# Documents required for citizenship by descent?



## vmoxa (Feb 8, 2020)

Hi everyone...

I have copies of Italian civil records of the births of my great-grandparents, and my grandparents. Can I use these as the basis to request original, certified copies from the small village where my family originated in Sicily? Or, do I request these from a government center in Agrigento Province?

All ancestors came directly from Sicily to the United States 1899-1906. The great-grandparents died in the U.S. in 1916, 1921.

Because of his age, the great-grandfather was apparently exempt from the World War I draft registration in 1917.

My grandfather, however, did register. And when requested on that form to provide citizenship information, 1. natural-born, 2. naturalized or, 3. alien… it states “alien.”

According to the 1920, 1930, and 1940 Census reports, my grandparents are indicated as “alien” under the citizenship column.

My father was born in Pennsylvania, 1923 while the grandparents are indicated as aliens on the census reports. My mother has no roots in Italy.

It is unlikely my grandmother ever obtained U.S. citizenship after 1940 as her english was still very limited up until her death, and she didn’t possess the mental fortitude to study and pass a citizenship test, as easy is that is.

All this to say: I could request a USCIS report and probably receive a negative confirmation of her obtaining U.S. citizenship.
.........
Other documents…

1. Father’s birth certificate. I would need a certified copy, with apostille?

2. My birth certificate. I have a state-issued document, would it need an apostille seal?

3. Divorce record. This occurred over twenty years ago, I never remarried, no civil arrangements, no children. Would I need to provide a certified copy of the divorce record, and with an apostille seal?

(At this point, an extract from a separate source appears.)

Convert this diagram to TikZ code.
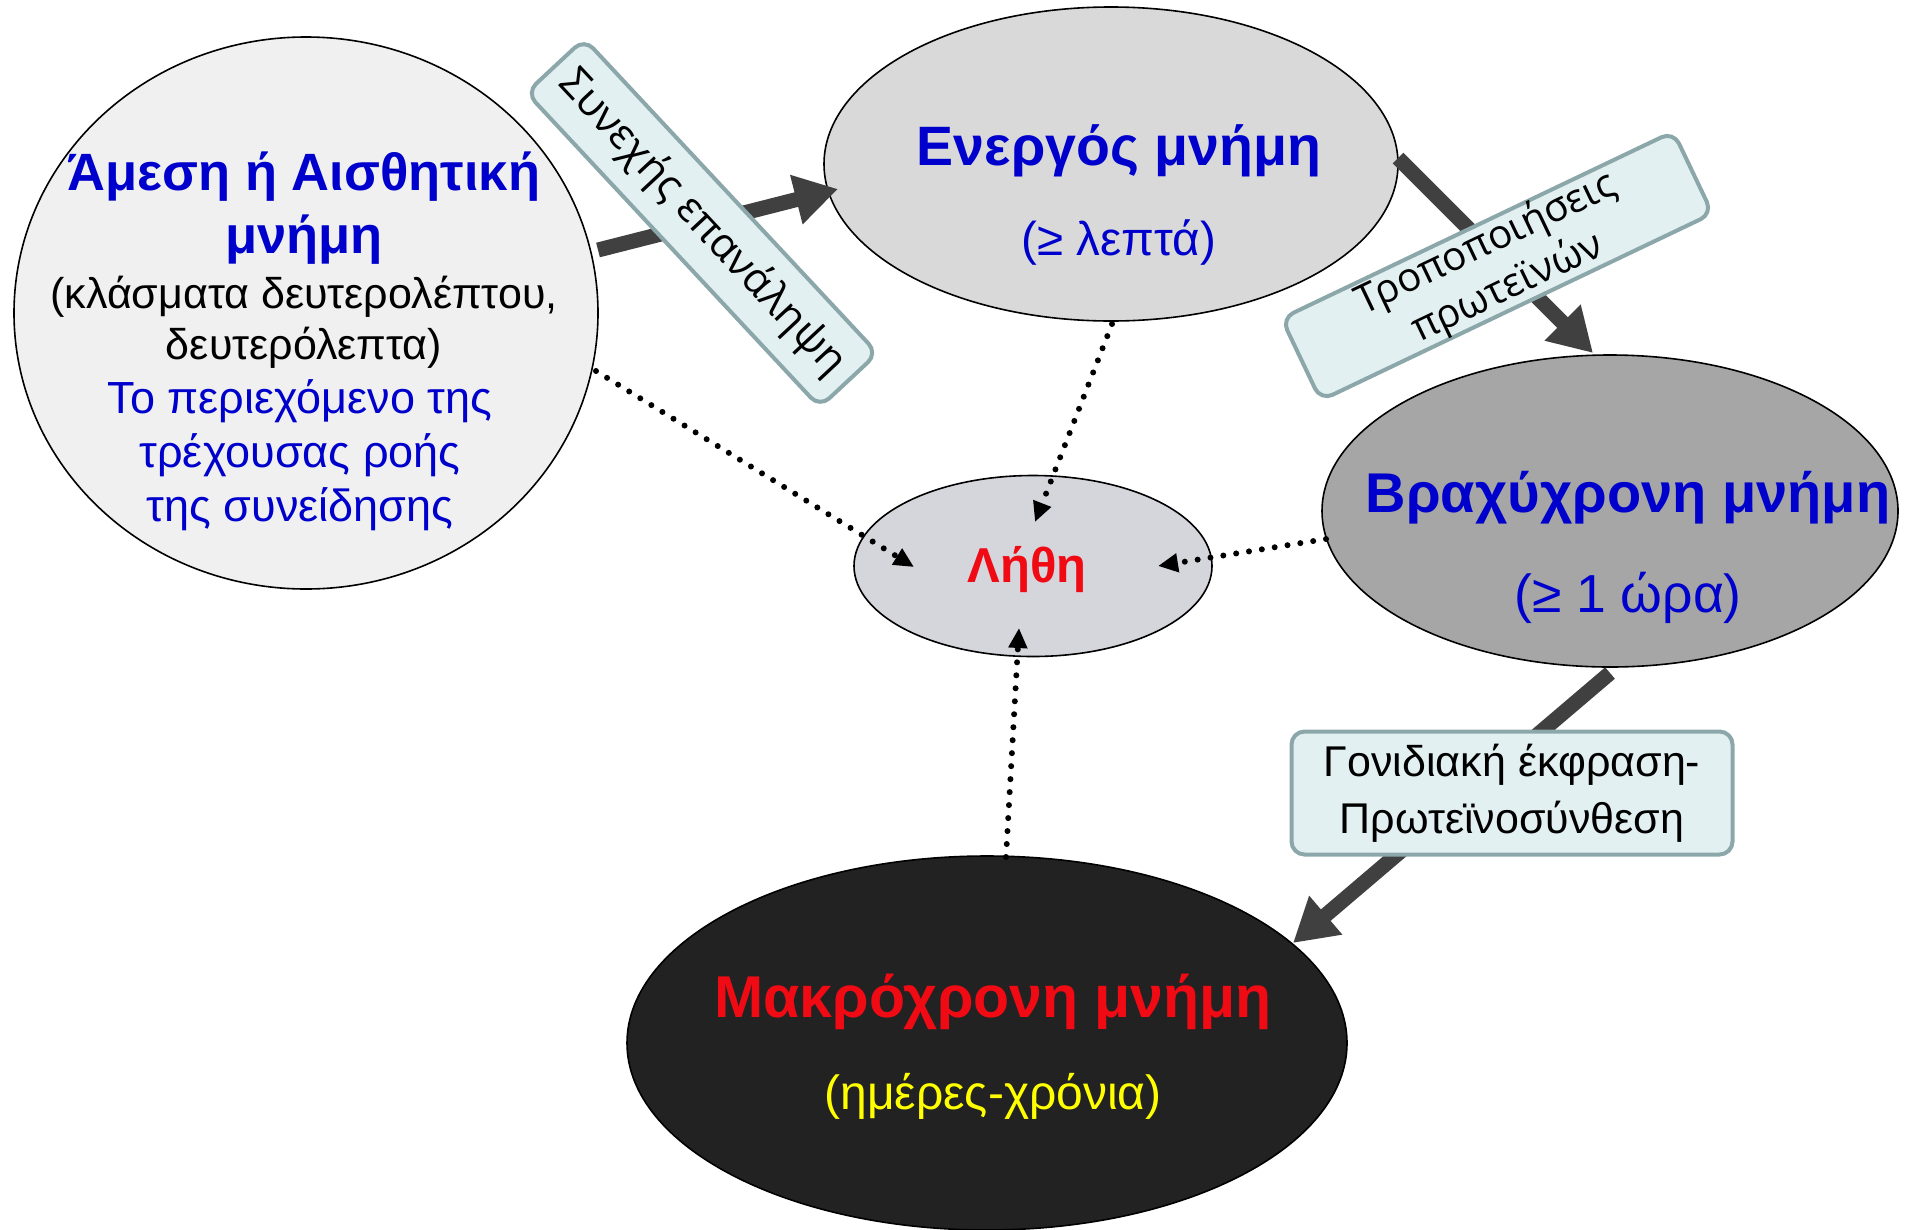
\documentclass[tikz,border=0pt]{standalone}
\usepackage{fontspec}
\setmainfont{Liberation Sans}
\newfontfamily\labelfont{Open Sans}
\usetikzlibrary{shapes.geometric,arrows.meta}
\definecolor{tblue}{HTML}{0000CC}
\definecolor{tred}{HTML}{F00A14}
\definecolor{tyellow}{HTML}{FFFF00}
\definecolor{fillA}{HTML}{F0F0F0}
\definecolor{fillE}{HTML}{D9D9D9}
\definecolor{fillL}{HTML}{D5D5DC}
\definecolor{fillB}{HTML}{A6A6A6}
\definecolor{fillM}{HTML}{222222}
\definecolor{boxfill}{HTML}{E3F0F2}
\definecolor{boxdraw}{HTML}{8CA7AA}
\definecolor{arrowgray}{HTML}{404040}
\tikzset{
  memell/.style={ellipse, draw=black, line width=1.6pt, inner sep=0pt},
  bigarrow/.style={draw=arrowgray, line width=15pt, -{Triangle[length=43pt,width=48pt]}},
  dotarrow/.style={draw=black, line width=6pt, dash pattern=on 0pt off 13pt, line cap=round, -{Triangle[length=20pt,width=18pt]}},
  lblbox/.style={draw=boxdraw, fill=boxfill, line width=4pt, rounded corners=13pt, inner sep=0pt, align=center},
  txt/.style={inner sep=0pt, align=center},
}
\begin{document}
\begin{tikzpicture}[x=1pt,y=-1pt]
\useasboundingbox (0,0) rectangle (1905,1229);
% ellipses
\node[memell, fill=fillA, minimum width=584pt, minimum height=552pt] (amesi) at (306,313) {};
\node[memell, fill=fillE, minimum width=574pt, minimum height=314pt] (energ) at (1111,164) {};
\node[memell, fill=fillL, minimum width=358pt, minimum height=181pt] (lithi) at (1033,566) {};
\node[memell, fill=fillB, minimum width=576pt, minimum height=312pt] (vrax) at (1610,511) {};
\node[memell, fill=fillM, minimum width=720pt, minimum height=374pt] (makr) at (987,1043) {};
% texts
\node[txt, text=tblue, font=\bfseries\fontsize{52.5}{63}\selectfont] (amesiT) at (304,208) {Άμεση ή Αισθητική\\μνήμη};
\node[txt, text=black, font=\fontsize{43}{51}\selectfont] (amesiS) at (304,322) {(κλάσματα δευτερολέπτου,\\δευτερόλεπτα)};
\node[txt, text=tblue, font=\fontsize{45}{54}\selectfont] (amesiD) at (300,455) {Το περιεχόμενο της\\τρέχουσας ροής\\της συνείδησης};
\node[txt, text=tblue, font=\bfseries\fontsize{55.5}{60}\selectfont] (energT) at (1119,151) {Ενεργός μνήμη};
\node[txt, text=tblue, font=\fontsize{47.5}{50}\selectfont] (energS) at (1119,243) {(≥ λεπτά)};
\node[txt, text=tblue, font=\bfseries\fontsize{56}{60}\selectfont] (vraxT) at (1628,498) {Βραχύχρονη μνήμη};
\node[txt, text=tblue, font=\fontsize{53.5}{56}\selectfont] (vraxS) at (1628,598) {(≥ 1 ώρα)};
\node[txt, text=tred, font=\bfseries\fontsize{59}{62}\selectfont] (makrT) at (993,1002) {Μακρόχρονη μνήμη};
\node[txt, text=tyellow, font=\fontsize{48}{50}\selectfont] (makrS) at (993,1096) {(ημέρες-χρόνια)};
\node[txt, text=tred, font=\bfseries\fontsize{49}{52}\selectfont] (lithiT) at (1027,570) {Λήθη};
% connector end points
\coordinate (a1s) at (598,250);
\coordinate (a1e) at (838,189);
\coordinate (a2s) at (1398,158);
\coordinate (a2e) at (1593,353);
\coordinate (a3s) at (1610,673);
\coordinate (a3e) at (1293,943);
\coordinate (d1s) at (596,371);
\coordinate (d1e) at (914,567);
\coordinate (d2s) at (1112,324);
\coordinate (d2e) at (1035,522);
\coordinate (d3s) at (1326,539);
\coordinate (d3e) at (1158,566);
\coordinate (d4s) at (1006,857);
\coordinate (d4e) at (1019,628);
% thick arrows
\draw[bigarrow] (a1s) -- (a1e);
\draw[bigarrow] (a2s) -- (a2e);
\draw[bigarrow] (a3s) -- (a3e);
% dotted arrows
\draw[dotarrow] (d1s) -- (d1e);
\draw[dotarrow] (d2s) -- (d2e);
\draw[dotarrow] (d3s) -- (d3e);
\draw[dotarrow] (d4s) -- (d4e);
% label boxes
\node[lblbox, rotate=-47, minimum width=430pt, minimum height=79pt, font=\labelfont\fontsize{42}{44}\selectfont] (lbl1) at (702,223) {Συνεχής επανάληψη};
\node[lblbox, rotate=25.5, minimum width=434pt, minimum height=86pt, font=\labelfont\fontsize{40}{49}\selectfont] (lbl2) at (1497,266) {Τροποποιήσεις\\πρωτεϊνών};
\node[lblbox, minimum width=441pt, minimum height=123pt, font=\fontsize{43}{57}\selectfont] (lbl3) at (1512,793) {Γονιδιακή έκφραση-\\Πρωτεϊνοσύνθεση};
\end{tikzpicture}
\end{document}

Apart from these documents, is there anything else I need to provide. Thank you.


----------



## MrNiceGuy (12 mo ago)

I am not a lawyer, but as far as I know the Italian authorities never request proof that a grandparent did not obtain a foreign citizenship from someone applying today. If the ancestor had Italian citizenship by birth and then left for a foreign country, that is fine and valid for the purposes of citizenship by descent.


----------



## vmoxa (Feb 8, 2020)

MrNiceGuy said:


> I am not a lawyer, but as far as I know the Italian authorities never request proof that a grandparent did not obtain a foreign citizenship from someone applying today. If the ancestor had Italian citizenship by birth and then left for a foreign country, that is fine and valid for the purposes of citizenship by descent.


I thought the Italian courts required confirmation that the descendants did not renounce their Italian citizenship when naturalizing to another country, or not until after children were born in the foreign country? Hence, the need for a USCIS report in the negative: they never became U.S. citizens. Thoughts?


----------



## Gioia F (6 mo ago)

Jure sanguinia - you must not only prove your blood tied to the Italian grandparent , ( meaning birth, marriage, death certificates for all relative between you and the Italian born relative) , and also show that they were still an Italian citizen at the time of your relatives birth ( meaning the naturalization papers came AFTER your blood relatives birth.) I would start with getting the naturalization paper. And compare that to the birth certificate of the US born parent.


----------